Reproduce all entries precisely as they are written.

▸ Excerpted records:
↓

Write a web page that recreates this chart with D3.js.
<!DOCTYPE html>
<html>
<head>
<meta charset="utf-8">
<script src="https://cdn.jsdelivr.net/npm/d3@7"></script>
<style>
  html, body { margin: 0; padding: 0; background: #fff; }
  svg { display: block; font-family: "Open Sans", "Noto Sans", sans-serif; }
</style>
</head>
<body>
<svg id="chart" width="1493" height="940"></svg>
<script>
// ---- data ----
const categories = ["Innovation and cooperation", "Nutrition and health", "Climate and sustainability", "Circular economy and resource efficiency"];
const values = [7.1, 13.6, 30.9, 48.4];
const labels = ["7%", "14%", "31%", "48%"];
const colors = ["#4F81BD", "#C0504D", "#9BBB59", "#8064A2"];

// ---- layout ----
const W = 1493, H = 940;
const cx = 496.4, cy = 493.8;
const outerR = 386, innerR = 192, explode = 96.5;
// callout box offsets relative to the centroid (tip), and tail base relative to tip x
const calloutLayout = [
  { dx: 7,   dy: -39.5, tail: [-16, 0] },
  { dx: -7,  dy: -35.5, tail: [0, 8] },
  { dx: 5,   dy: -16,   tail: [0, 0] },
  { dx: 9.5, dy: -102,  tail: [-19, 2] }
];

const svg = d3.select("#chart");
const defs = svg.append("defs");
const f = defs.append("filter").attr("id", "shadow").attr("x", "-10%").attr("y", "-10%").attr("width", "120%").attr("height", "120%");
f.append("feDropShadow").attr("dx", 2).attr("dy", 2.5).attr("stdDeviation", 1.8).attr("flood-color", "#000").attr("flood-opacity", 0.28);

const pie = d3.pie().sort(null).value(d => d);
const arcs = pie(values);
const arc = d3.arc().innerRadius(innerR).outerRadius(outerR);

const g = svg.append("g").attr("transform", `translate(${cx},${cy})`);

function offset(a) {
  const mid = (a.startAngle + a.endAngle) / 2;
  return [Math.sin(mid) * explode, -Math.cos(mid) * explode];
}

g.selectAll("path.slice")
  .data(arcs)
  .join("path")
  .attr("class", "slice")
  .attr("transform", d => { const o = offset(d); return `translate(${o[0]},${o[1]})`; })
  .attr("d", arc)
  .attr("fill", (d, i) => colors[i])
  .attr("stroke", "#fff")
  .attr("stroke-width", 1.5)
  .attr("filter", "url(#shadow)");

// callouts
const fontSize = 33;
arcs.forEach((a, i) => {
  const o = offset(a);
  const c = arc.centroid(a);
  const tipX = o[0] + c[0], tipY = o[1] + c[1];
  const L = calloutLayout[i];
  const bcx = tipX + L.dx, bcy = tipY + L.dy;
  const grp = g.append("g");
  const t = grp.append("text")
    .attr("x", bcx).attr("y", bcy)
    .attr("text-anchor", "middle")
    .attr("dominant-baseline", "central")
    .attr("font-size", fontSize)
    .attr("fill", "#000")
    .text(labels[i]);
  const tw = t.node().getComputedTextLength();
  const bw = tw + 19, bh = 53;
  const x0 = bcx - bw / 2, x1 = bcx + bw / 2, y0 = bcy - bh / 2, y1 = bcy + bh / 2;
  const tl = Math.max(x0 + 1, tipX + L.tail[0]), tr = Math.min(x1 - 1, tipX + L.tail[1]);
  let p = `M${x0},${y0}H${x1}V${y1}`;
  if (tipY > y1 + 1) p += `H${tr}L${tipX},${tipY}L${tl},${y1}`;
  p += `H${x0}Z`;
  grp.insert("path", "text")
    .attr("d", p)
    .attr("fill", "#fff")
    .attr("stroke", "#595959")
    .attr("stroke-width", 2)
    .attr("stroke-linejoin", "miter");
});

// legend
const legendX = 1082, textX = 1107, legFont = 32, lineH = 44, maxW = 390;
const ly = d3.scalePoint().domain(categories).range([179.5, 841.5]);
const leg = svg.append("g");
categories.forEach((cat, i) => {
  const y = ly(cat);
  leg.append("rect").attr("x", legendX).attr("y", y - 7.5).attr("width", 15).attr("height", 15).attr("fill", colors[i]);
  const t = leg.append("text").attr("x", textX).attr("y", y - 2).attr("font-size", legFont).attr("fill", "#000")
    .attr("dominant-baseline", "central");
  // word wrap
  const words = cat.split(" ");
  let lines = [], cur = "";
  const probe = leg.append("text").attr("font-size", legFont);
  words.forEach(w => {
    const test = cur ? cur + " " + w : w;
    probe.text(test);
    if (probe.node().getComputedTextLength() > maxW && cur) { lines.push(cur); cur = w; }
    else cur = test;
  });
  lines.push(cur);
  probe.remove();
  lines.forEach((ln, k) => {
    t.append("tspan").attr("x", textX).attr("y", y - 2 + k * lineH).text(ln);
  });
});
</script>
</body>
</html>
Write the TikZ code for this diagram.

↑

▸ Task result:
Write a web page that recreates this chart with D3.js.
<!DOCTYPE html>
<html>
<head>
<meta charset="utf-8">
<script src="https://cdn.jsdelivr.net/npm/d3@7"></script>
<style>
  html, body { margin: 0; padding: 0; background: #fff; }
  svg { display: block; font-family: "Open Sans", "Noto Sans", sans-serif; }
</style>
</head>
<body>
<svg id="chart" width="1493" height="940"></svg>
<script>
// ---- data ----
const categories = ["Innovation and cooperation", "Nutrition and health", "Climate and sustainability", "Circular economy and resource efficiency"];
const values = [7.1, 13.6, 30.9, 48.4];
const labels = ["7%", "14%", "31%", "48%"];
const colors = ["#4F81BD", "#C0504D", "#9BBB59", "#8064A2"];

// ---- layout ----
const W = 1493, H = 940;
const cx = 496.4, cy = 493.8;
const outerR = 386, innerR = 192, explode = 96.5;
// callout box offsets relative to the centroid (tip), and tail base relative to tip x
const calloutLayout = [
  { dx: 7,   dy: -39.5, tail: [-16, 0] },
  { dx: -7,  dy: -35.5, tail: [0, 8] },
  { dx: 5,   dy: -16,   tail: [0, 0] },
  { dx: 9.5, dy: -102,  tail: [-19, 2] }
];

const svg = d3.select("#chart");
const defs = svg.append("defs");
const f = defs.append("filter").attr("id", "shadow").attr("x", "-10%").attr("y", "-10%").attr("width", "120%").attr("height", "120%");
f.append("feDropShadow").attr("dx", 2).attr("dy", 2.5).attr("stdDeviation", 1.8).attr("flood-color", "#000").attr("flood-opacity", 0.28);

const pie = d3.pie().sort(null).value(d => d);
const arcs = pie(values);
const arc = d3.arc().innerRadius(innerR).outerRadius(outerR);

const g = svg.append("g").attr("transform", `translate(${cx},${cy})`);

function offset(a) {
  const mid = (a.startAngle + a.endAngle) / 2;
  return [Math.sin(mid) * explode, -Math.cos(mid) * explode];
}

g.selectAll("path.slice")
  .data(arcs)
  .join("path")
  .attr("class", "slice")
  .attr("transform", d => { const o = offset(d); return `translate(${o[0]},${o[1]})`; })
  .attr("d", arc)
  .attr("fill", (d, i) => colors[i])
  .attr("stroke", "#fff")
  .attr("stroke-width", 1.5)
  .attr("filter", "url(#shadow)");

// callouts
const fontSize = 33;
arcs.forEach((a, i) => {
  const o = offset(a);
  const c = arc.centroid(a);
  const tipX = o[0] + c[0], tipY = o[1] + c[1];
  const L = calloutLayout[i];
  const bcx = tipX + L.dx, bcy = tipY + L.dy;
  const grp = g.append("g");
  const t = grp.append("text")
    .attr("x", bcx).attr("y", bcy)
    .attr("text-anchor", "middle")
    .attr("dominant-baseline", "central")
    .attr("font-size", fontSize)
    .attr("fill", "#000")
    .text(labels[i]);
  const tw = t.node().getComputedTextLength();
  const bw = tw + 19, bh = 53;
  const x0 = bcx - bw / 2, x1 = bcx + bw / 2, y0 = bcy - bh / 2, y1 = bcy + bh / 2;
  const tl = Math.max(x0 + 1, tipX + L.tail[0]), tr = Math.min(x1 - 1, tipX + L.tail[1]);
  let p = `M${x0},${y0}H${x1}V${y1}`;
  if (tipY > y1 + 1) p += `H${tr}L${tipX},${tipY}L${tl},${y1}`;
  p += `H${x0}Z`;
  grp.insert("path", "text")
    .attr("d", p)
    .attr("fill", "#fff")
    .attr("stroke", "#595959")
    .attr("stroke-width", 2)
    .attr("stroke-linejoin", "miter");
});

// legend
const legendX = 1082, textX = 1107, legFont = 32, lineH = 44, maxW = 390;
const ly = d3.scalePoint().domain(categories).range([179.5, 841.5]);
const leg = svg.append("g");
categories.forEach((cat, i) => {
  const y = ly(cat);
  leg.append("rect").attr("x", legendX).attr("y", y - 7.5).attr("width", 15).attr("height", 15).attr("fill", colors[i]);
  const t = leg.append("text").attr("x", textX).attr("y", y - 2).attr("font-size", legFont).attr("fill", "#000")
    .attr("dominant-baseline", "central");
  // word wrap
  const words = cat.split(" ");
  let lines = [], cur = "";
  const probe = leg.append("text").attr("font-size", legFont);
  words.forEach(w => {
    const test = cur ? cur + " " + w : w;
    probe.text(test);
    if (probe.node().getComputedTextLength() > maxW && cur) { lines.push(cur); cur = w; }
    else cur = test;
  });
  lines.push(cur);
  probe.remove();
  lines.forEach((ln, k) => {
    t.append("tspan").attr("x", textX).attr("y", y - 2 + k * lineH).text(ln);
  });
});
</script>
</body>
</html>
Write the TikZ code for this diagram.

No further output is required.